Take the lines from the beginning of the material through the line containing "import seaborn as sns" and retype them exactly, leaving the pictures out.

_Source material_:
★ ★ ★ ★ ★ ★ ★

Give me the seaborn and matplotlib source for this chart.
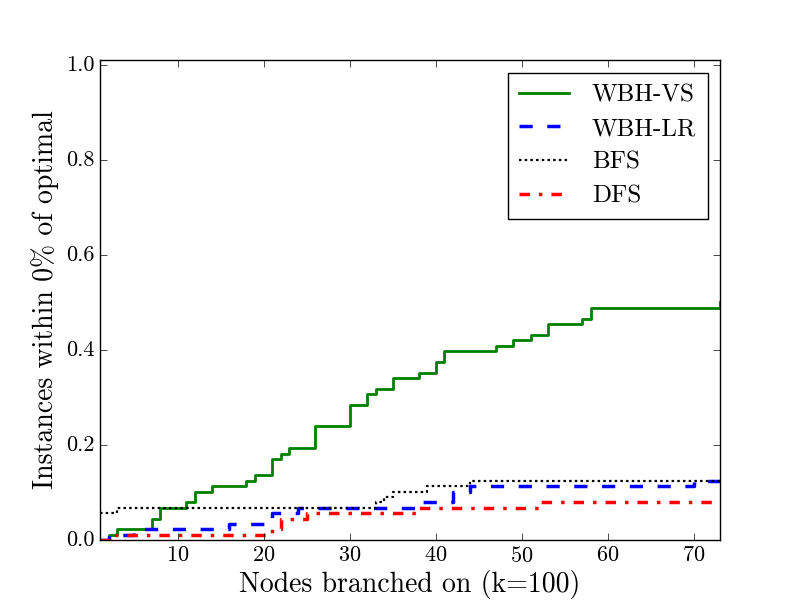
import matplotlib
matplotlib.use("Agg")
import matplotlib.pyplot as plt
import seaborn as sns

# ---- data ----
vs_x = [1, 2, 3, 7, 8, 11, 12, 14, 18, 19, 21, 22, 23, 26, 30, 32, 33, 35, 38, 40, 41, 47, 49, 51, 53, 57, 58, 73]
vs_y = [0.0, 0.011, 0.023, 0.045, 0.068, 0.080, 0.102, 0.114, 0.125, 0.136, 0.170, 0.182, 0.193, 0.239,
        0.284, 0.307, 0.318, 0.341, 0.352, 0.375, 0.398, 0.409, 0.420, 0.432, 0.455, 0.466, 0.489, 0.500]

lr_x = [1, 2, 5, 16, 21, 24, 38, 42, 44, 70, 73]
lr_y = [0.0, 0.011, 0.023, 0.034, 0.057, 0.068, 0.080, 0.102, 0.114, 0.125, 0.125]

bfs_x = [1, 3, 33, 34, 35, 39, 44, 73]
bfs_y = [0.057, 0.068, 0.080, 0.091, 0.102, 0.114, 0.125, 0.125]

dfs_x = [1, 2, 21, 22, 25, 38, 52, 73]
dfs_y = [0.0, 0.011, 0.023, 0.045, 0.057, 0.068, 0.080, 0.080]

labels = ["WBH-VS", "WBH-LR", "BFS", "DFS"]
x_ticks = [10, 20, 30, 40, 50, 60, 70]
y_ticks = [0.0, 0.2, 0.4, 0.6, 0.8, 1.0]
x_label = "Nodes branched on (k=100)"
y_label = "Instances within 0% of optimal"

# ---- style ----
plt.style.use("classic")
plt.rcParams["figure.facecolor"] = "white"
plt.rcParams["savefig.facecolor"] = "white"
plt.rcParams["font.family"] = ["cmr10", "DejaVu Serif"]
plt.rcParams["mathtext.fontset"] = "cm"
plt.rcParams["axes.formatter.use_mathtext"] = True
plt.rcParams["axes.unicode_minus"] = False
plt.rcParams["lines.scale_dashes"] = False

fig = plt.figure(figsize=(8, 6), dpi=100)
ax = fig.add_axes([0.125, 0.1, 0.775, 0.8])

series = [
    (vs_x, vs_y, labels[0], (0, 0.5, 0), "-", 2.0),
    (lr_x, lr_y, labels[1], (0, 0, 1), (0, (9.5, 10.5)), 2.5),
    (bfs_x, bfs_y, labels[2], "black", (0, (1.8, 2.3)), 1.6),
    (dfs_x, dfs_y, labels[3], (1, 0, 0), (0, (7.5, 6.5, 2.5, 6.5)), 2.5),
]
for xs, ys, lab, col, ls, lw in series:
    sns.lineplot(x=xs, y=ys, ax=ax, label=lab, color=col, linestyle=ls,
                 linewidth=lw, drawstyle="steps-post", sort=False,
                 estimator=None, errorbar=None)

ax.set_xlim(1, 73)
ax.set_ylim(0, 1.01)
ax.set_xticks(x_ticks)
ax.set_yticks(y_ticks)
ax.set_yticklabels([f"{v:.1f}" for v in y_ticks])
ax.tick_params(labelsize=16, direction="in", top=True, right=True, length=5)
ax.set_xlabel(x_label, fontsize=20, labelpad=3)
ax.set_ylabel(y_label, fontsize=20, labelpad=5)

leg = ax.legend(loc="upper right", fontsize=18, handlelength=2.0,
                labelspacing=0.45, borderaxespad=0.5, borderpad=0.45,
                fancybox=False, frameon=True, numpoints=1, handletextpad=0.9)
leg.get_frame().set_edgecolor("black")
leg.get_frame().set_linewidth(1.0)

fig.savefig("out.png", dpi=100)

★ ★ ★ ★ ★ ★ ★

_The answer_:
Give me the seaborn and matplotlib source for this chart.
import matplotlib
matplotlib.use("Agg")
import matplotlib.pyplot as plt
import seaborn as sns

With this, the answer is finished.